Provided material:
# # #

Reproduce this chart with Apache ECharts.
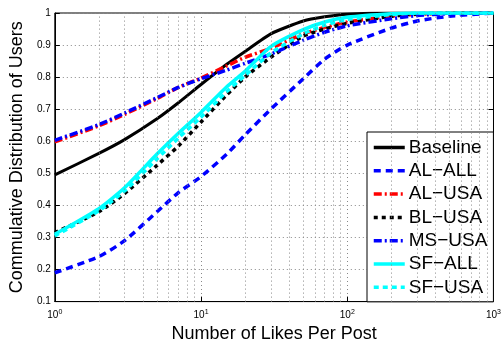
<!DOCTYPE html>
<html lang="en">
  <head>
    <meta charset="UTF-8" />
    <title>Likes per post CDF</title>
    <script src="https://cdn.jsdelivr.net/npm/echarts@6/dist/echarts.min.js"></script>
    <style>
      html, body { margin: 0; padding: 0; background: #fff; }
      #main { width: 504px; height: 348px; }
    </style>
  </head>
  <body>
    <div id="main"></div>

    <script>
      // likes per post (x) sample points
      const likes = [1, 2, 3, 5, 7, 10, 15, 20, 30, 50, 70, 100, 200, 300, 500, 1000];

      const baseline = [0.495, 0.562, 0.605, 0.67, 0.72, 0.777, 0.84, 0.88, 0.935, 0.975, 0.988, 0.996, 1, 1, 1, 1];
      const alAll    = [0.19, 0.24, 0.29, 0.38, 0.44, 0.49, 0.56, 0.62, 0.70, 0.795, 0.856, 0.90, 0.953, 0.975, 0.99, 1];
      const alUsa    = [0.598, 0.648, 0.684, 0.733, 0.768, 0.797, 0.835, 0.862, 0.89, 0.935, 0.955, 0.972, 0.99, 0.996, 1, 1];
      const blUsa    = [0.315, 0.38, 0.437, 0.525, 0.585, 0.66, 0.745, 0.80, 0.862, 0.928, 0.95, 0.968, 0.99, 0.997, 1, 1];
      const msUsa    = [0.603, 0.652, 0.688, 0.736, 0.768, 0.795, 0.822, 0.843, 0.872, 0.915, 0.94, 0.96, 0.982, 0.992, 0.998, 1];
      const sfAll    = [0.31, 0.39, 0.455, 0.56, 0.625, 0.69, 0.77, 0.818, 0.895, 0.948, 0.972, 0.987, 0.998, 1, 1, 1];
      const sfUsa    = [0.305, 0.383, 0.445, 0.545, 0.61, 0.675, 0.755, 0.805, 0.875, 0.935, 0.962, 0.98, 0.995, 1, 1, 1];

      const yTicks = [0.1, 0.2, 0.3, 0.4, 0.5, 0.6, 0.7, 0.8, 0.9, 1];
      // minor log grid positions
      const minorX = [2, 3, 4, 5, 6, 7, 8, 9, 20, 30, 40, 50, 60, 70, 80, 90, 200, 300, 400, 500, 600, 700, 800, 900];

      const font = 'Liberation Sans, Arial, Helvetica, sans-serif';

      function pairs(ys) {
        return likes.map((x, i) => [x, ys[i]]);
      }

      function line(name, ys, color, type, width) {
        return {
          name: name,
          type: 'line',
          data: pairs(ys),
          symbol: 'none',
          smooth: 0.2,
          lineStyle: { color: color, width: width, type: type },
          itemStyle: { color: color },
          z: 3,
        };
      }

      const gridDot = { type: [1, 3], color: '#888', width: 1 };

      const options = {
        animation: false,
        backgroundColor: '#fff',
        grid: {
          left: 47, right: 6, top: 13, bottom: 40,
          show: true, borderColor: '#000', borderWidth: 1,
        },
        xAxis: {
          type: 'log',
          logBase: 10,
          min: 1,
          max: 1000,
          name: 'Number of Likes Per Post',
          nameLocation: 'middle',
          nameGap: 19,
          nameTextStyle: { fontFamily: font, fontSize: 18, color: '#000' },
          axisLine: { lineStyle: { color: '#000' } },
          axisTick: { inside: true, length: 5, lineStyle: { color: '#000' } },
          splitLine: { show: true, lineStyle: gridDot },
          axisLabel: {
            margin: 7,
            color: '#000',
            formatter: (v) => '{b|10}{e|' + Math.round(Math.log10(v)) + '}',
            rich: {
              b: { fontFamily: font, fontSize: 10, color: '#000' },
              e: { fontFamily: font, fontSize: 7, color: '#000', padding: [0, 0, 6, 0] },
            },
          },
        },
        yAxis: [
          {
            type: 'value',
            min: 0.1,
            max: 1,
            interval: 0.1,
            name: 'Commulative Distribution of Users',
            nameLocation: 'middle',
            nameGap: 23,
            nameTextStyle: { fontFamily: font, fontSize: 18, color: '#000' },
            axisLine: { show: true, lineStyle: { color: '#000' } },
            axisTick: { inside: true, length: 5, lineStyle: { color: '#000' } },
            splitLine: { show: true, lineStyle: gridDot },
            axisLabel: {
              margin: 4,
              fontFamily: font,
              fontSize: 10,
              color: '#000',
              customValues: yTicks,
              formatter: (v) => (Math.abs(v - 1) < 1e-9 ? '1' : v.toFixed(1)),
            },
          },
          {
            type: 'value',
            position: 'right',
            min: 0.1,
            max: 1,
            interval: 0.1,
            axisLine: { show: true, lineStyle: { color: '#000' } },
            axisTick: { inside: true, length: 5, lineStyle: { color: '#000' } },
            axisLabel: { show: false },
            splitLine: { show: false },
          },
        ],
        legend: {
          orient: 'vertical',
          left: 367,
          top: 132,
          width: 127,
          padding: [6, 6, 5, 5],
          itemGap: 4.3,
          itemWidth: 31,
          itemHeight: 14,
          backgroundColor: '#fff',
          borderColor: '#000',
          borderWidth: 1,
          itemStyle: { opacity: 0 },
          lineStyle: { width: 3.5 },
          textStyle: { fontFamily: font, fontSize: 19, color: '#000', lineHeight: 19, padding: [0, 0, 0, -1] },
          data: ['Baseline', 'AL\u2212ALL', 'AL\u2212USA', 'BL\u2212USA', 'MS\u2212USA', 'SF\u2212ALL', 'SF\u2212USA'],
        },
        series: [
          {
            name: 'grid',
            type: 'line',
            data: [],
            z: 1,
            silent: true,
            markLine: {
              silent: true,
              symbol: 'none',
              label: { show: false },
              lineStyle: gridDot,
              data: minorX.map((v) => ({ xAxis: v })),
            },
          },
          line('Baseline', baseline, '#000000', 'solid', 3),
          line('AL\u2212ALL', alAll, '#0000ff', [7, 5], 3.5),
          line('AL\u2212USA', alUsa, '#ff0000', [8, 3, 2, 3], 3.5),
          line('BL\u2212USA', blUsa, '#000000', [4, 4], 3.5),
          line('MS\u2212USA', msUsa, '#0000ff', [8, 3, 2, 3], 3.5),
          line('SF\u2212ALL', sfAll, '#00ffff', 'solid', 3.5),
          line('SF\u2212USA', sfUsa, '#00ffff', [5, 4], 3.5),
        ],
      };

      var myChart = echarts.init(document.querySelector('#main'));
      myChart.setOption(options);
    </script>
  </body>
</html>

# # #

What needs to be done: Return exactly what appears from the opening line of the material through the line with "0.995, 1, 1, 1];", apart from the pictures.

Written solution:
Reproduce this chart with Apache ECharts.
<!DOCTYPE html>
<html lang="en">
  <head>
    <meta charset="UTF-8" />
    <title>Likes per post CDF</title>
    <script src="https://cdn.jsdelivr.net/npm/echarts@6/dist/echarts.min.js"></script>
    <style>
      html, body { margin: 0; padding: 0; background: #fff; }
      #main { width: 504px; height: 348px; }
    </style>
  </head>
  <body>
    <div id="main"></div>

    <script>
      // likes per post (x) sample points
      const likes = [1, 2, 3, 5, 7, 10, 15, 20, 30, 50, 70, 100, 200, 300, 500, 1000];

      const baseline = [0.495, 0.562, 0.605, 0.67, 0.72, 0.777, 0.84, 0.88, 0.935, 0.975, 0.988, 0.996, 1, 1, 1, 1];
      const alAll    = [0.19, 0.24, 0.29, 0.38, 0.44, 0.49, 0.56, 0.62, 0.70, 0.795, 0.856, 0.90, 0.953, 0.975, 0.99, 1];
      const alUsa    = [0.598, 0.648, 0.684, 0.733, 0.768, 0.797, 0.835, 0.862, 0.89, 0.935, 0.955, 0.972, 0.99, 0.996, 1, 1];
      const blUsa    = [0.315, 0.38, 0.437, 0.525, 0.585, 0.66, 0.745, 0.80, 0.862, 0.928, 0.95, 0.968, 0.99, 0.997, 1, 1];
      const msUsa    = [0.603, 0.652, 0.688, 0.736, 0.768, 0.795, 0.822, 0.843, 0.872, 0.915, 0.94, 0.96, 0.982, 0.992, 0.998, 1];
      const sfAll    = [0.31, 0.39, 0.455, 0.56, 0.625, 0.69, 0.77, 0.818, 0.895, 0.948, 0.972, 0.987, 0.998, 1, 1, 1];
      const sfUsa    = [0.305, 0.383, 0.445, 0.545, 0.61, 0.675, 0.755, 0.805, 0.875, 0.935, 0.962, 0.98, 0.995, 1, 1, 1];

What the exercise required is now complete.